Consequences for society and the environment EA4: have significant consequences in a variety of contexts, characterized by the difficulty of prediction and mitigation.
Familiarity EA5: it can be extended beyond previous experiences by applying criteria based on principles.


An engineer who is educated based on the above guidelines, will have a Professional Competences profile similar to that detailed below. The program may use these guidelines as support to verify their own results.

Characteristic Professional Engineer
Comprehend and apply universal knowledge. EC1: Comprehend and apply advanced knowledge of the widely-applied principles underpinning good practice.
Comprehend and apply local knowledge. EC2: Comprehend and apply advanced knowledge of the widely-applied principles underpinning good practice specific to the jurisdiction in which he/she practices.
Problem analysis.

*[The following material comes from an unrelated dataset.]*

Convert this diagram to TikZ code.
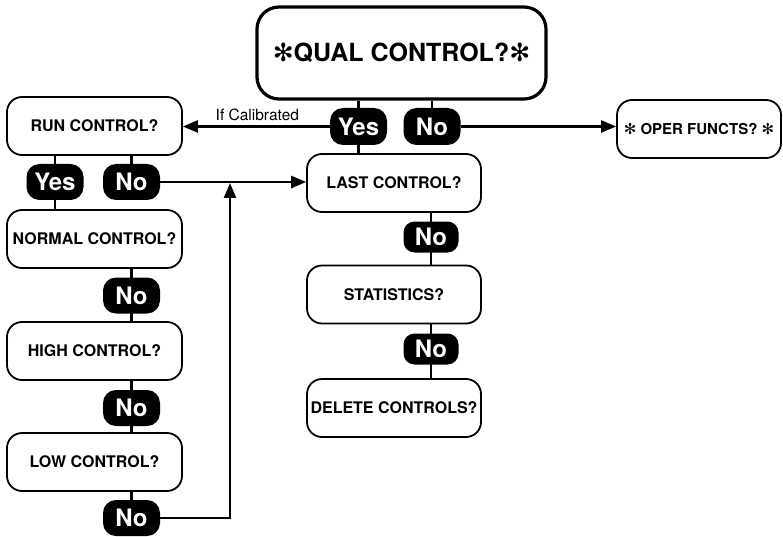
\documentclass[tikz,border=0pt]{standalone}
\usepackage{fontspec}
\setmainfont{TeX Gyre Heros}
\newfontfamily\dejavu{DejaVu Sans}
\usetikzlibrary{arrows.meta,backgrounds}
\newcommand{\myast}{{\dejavu ✻}}
\begin{document}
\begin{tikzpicture}[x=1pt,y=-1pt,
  box/.style={draw,line width=1.8pt,rounded corners=15pt,minimum width=175pt,minimum height=58pt,font=\bfseries\fontsize{16}{18}\selectfont,inner sep=0pt},
  bigbox/.style={draw,line width=3.2pt,rounded corners=22pt,minimum width=289pt,minimum height=92pt,font=\bfseries\fontsize{25}{28}\selectfont,inner sep=0pt},
  pill/.style={fill=black,text=white,rounded corners=13pt,minimum width=57pt,minimum height=37pt,font=\bfseries\fontsize{24}{26}\selectfont,inner sep=0pt},
  spill/.style={pill,minimum width=55pt,minimum height=31pt,rounded corners=11pt},
  conn/.style={line width=2.8pt},
  arr/.style={line width=2.4pt,-{Triangle[length=15pt,width=12pt]}}]
\useasboundingbox (0,0) rectangle (783,537);
% boxes
\node[bigbox] (qual) at (401.5,53) {\myast QUAL CONTROL?\myast};
\node[pill] (qyes) at (358.5,126.5) {Yes};
\node[pill] (qno) at (432,126.5) {No};
\node[box] (run) at (94.5,126) {RUN CONTROL?};
\node[pill,minimum height=36pt] (ryes) at (55,182) {Yes};
\node[pill,minimum height=36pt] (rno) at (131.5,182) {No};
\node[box] (normal) at (94.5,239) {NORMAL CONTROL?};
\node[pill,minimum height=36pt] (nno) at (131.5,295.5) {No};
\node[box] (high) at (94.5,351) {HIGH CONTROL?};
\node[pill,minimum height=36pt] (hno) at (131.5,408) {No};
\node[box] (low) at (94.5,462) {LOW CONTROL?};
\node[pill,minimum height=36pt] (lno) at (131.5,518) {No};
\node[box,minimum width=174pt] (last) at (394,183) {LAST CONTROL?};
\node[spill] (lano) at (431,237) {No};
\node[box,minimum width=174pt] (stat) at (394,294.5) {STATISTICS?};
\node[spill] (sno) at (431,349) {No};
\node[box,minimum width=174pt] (del) at (394,408) {DELETE CONTROLS?};
\node[box,minimum width=164pt,font=\bfseries\fontsize{15}{17}\selectfont] (oper) at (699,129) {\myast{} OPER FUNCTS? \myast};
\coordinate (j) at (230,183);
\begin{scope}[on background layer]
  \draw[conn] (qual.south -| qyes) -- (last.north -| qyes);
  \draw[conn] (qual.south -| qno) -- (qno);
  \draw[conn] (run.south -| ryes) -- (normal.north -| ryes);
  \draw[conn] (run.south -| rno) -- (rno);
  \draw[conn] (normal.south -| nno) -- (high.north -| nno);
  \draw[conn] (high.south -| hno) -- (low.north -| hno);
  \draw[conn] (low.south -| lno) -- (lno);
  \draw[conn] (last.south -| lano) -- (stat.north -| lano);
  \draw[conn] (stat.south -| sno) -- (del.north -| sno);
\end{scope}
\draw[arr] (qyes.west) -- node[above=1pt,font=\fontsize{15.5}{17}\selectfont,xshift=1pt] {If Calibrated} (qyes.west -| run.east);
\draw[arr] (qno.east) -- (qno.east -| oper.west);
\draw[arr] (rno.east) -- (rno.east -| last.west);
\draw[arr] (lno.east) -| (j);
\end{tikzpicture}
\end{document}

EC3: Define, investigate and analyse complex problems.
Design and development of solutions. EC4: Design or develop solutions to complex problems.
Evaluation. EC5: Evaluate the outcomes and impacts of complex activities.
Protection of society. EC6: Recognise the reasonably foreseeable social, cultural and environmental effects of complex activities generally, and have regard to the need for sustainability; recognise that the protection of society is the highest priority.
Legal and regulatory. EC7: Meet all legal and regulatory requirements and protect public health and safety in the course of his or her activities.
Ethics. EC8: Conduct his or her activities ethically.
Manage engineering activities. EC9: Manage part or all of one or more complex activities.
Communication. EC10: Communicate clearly with others in the course of his or her activities.
Lifelong learning. EC11: Undertake CPD activities Enough to maintain and extend his or her competence.
Judgement. EC12: Recognize complexity and assess alternatives in light of competing requirements and incomplete knowledge. Exercise sound judgement in the course of his or her complex activities.
Responsibility for decisions. EC13: Be responsible for making decisions on part or all of complex activities.